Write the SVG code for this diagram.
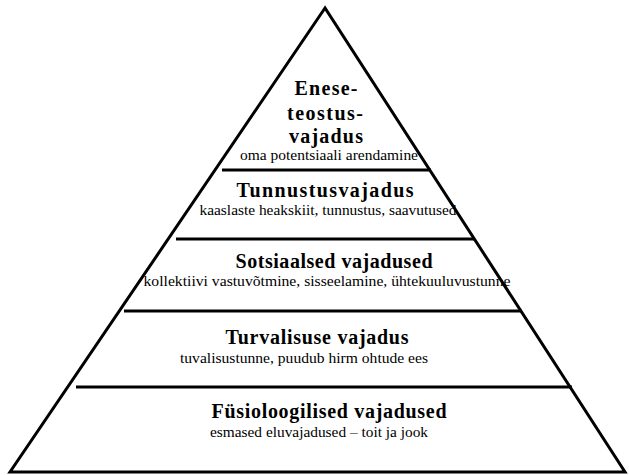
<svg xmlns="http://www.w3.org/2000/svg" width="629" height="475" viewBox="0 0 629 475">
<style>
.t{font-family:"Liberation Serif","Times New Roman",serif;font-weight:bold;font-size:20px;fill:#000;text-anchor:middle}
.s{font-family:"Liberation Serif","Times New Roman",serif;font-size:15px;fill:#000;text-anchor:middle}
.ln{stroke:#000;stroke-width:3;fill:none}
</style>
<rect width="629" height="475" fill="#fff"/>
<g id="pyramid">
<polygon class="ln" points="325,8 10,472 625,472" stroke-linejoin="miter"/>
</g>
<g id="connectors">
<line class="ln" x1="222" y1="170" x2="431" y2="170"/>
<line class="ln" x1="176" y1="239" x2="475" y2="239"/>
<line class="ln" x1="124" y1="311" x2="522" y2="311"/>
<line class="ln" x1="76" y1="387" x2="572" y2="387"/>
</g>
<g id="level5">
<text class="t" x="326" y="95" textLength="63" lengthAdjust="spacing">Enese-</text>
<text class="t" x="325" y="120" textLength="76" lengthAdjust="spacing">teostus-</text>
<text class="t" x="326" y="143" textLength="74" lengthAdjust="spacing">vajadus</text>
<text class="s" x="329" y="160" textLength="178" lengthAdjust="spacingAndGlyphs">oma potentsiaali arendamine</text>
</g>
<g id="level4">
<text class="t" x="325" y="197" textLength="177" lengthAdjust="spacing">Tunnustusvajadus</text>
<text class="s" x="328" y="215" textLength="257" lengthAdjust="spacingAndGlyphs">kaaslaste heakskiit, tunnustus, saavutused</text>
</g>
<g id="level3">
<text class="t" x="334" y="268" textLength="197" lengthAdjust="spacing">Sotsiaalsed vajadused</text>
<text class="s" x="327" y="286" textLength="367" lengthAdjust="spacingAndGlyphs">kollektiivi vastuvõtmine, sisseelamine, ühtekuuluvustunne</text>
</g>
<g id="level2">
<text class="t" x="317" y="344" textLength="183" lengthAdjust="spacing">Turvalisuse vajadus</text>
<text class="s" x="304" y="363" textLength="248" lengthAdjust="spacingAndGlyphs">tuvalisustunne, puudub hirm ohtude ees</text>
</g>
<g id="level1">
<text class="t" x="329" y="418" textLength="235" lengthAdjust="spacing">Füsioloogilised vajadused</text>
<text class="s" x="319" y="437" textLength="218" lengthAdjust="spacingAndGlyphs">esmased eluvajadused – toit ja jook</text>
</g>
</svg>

========

» JOB: Write out the material above again, word for word, minus its pictures.

» RESULT:
Write the SVG code for this diagram.
<svg xmlns="http://www.w3.org/2000/svg" width="629" height="475" viewBox="0 0 629 475">
<style>
.t{font-family:"Liberation Serif","Times New Roman",serif;font-weight:bold;font-size:20px;fill:#000;text-anchor:middle}
.s{font-family:"Liberation Serif","Times New Roman",serif;font-size:15px;fill:#000;text-anchor:middle}
.ln{stroke:#000;stroke-width:3;fill:none}
</style>
<rect width="629" height="475" fill="#fff"/>
<g id="pyramid">
<polygon class="ln" points="325,8 10,472 625,472" stroke-linejoin="miter"/>
</g>
<g id="connectors">
<line class="ln" x1="222" y1="170" x2="431" y2="170"/>
<line class="ln" x1="176" y1="239" x2="475" y2="239"/>
<line class="ln" x1="124" y1="311" x2="522" y2="311"/>
<line class="ln" x1="76" y1="387" x2="572" y2="387"/>
</g>
<g id="level5">
<text class="t" x="326" y="95" textLength="63" lengthAdjust="spacing">Enese-</text>
<text class="t" x="325" y="120" textLength="76" lengthAdjust="spacing">teostus-</text>
<text class="t" x="326" y="143" textLength="74" lengthAdjust="spacing">vajadus</text>
<text class="s" x="329" y="160" textLength="178" lengthAdjust="spacingAndGlyphs">oma potentsiaali arendamine</text>
</g>
<g id="level4">
<text class="t" x="325" y="197" textLength="177" lengthAdjust="spacing">Tunnustusvajadus</text>
<text class="s" x="328" y="215" textLength="257" lengthAdjust="spacingAndGlyphs">kaaslaste heakskiit, tunnustus, saavutused</text>
</g>
<g id="level3">
<text class="t" x="334" y="268" textLength="197" lengthAdjust="spacing">Sotsiaalsed vajadused</text>
<text class="s" x="327" y="286" textLength="367" lengthAdjust="spacingAndGlyphs">kollektiivi vastuvõtmine, sisseelamine, ühtekuuluvustunne</text>
</g>
<g id="level2">
<text class="t" x="317" y="344" textLength="183" lengthAdjust="spacing">Turvalisuse vajadus</text>
<text class="s" x="304" y="363" textLength="248" lengthAdjust="spacingAndGlyphs">tuvalisustunne, puudub hirm ohtude ees</text>
</g>
<g id="level1">
<text class="t" x="329" y="418" textLength="235" lengthAdjust="spacing">Füsioloogilised vajadused</text>
<text class="s" x="319" y="437" textLength="218" lengthAdjust="spacingAndGlyphs">esmased eluvajadused – toit ja jook</text>
</g>
</svg>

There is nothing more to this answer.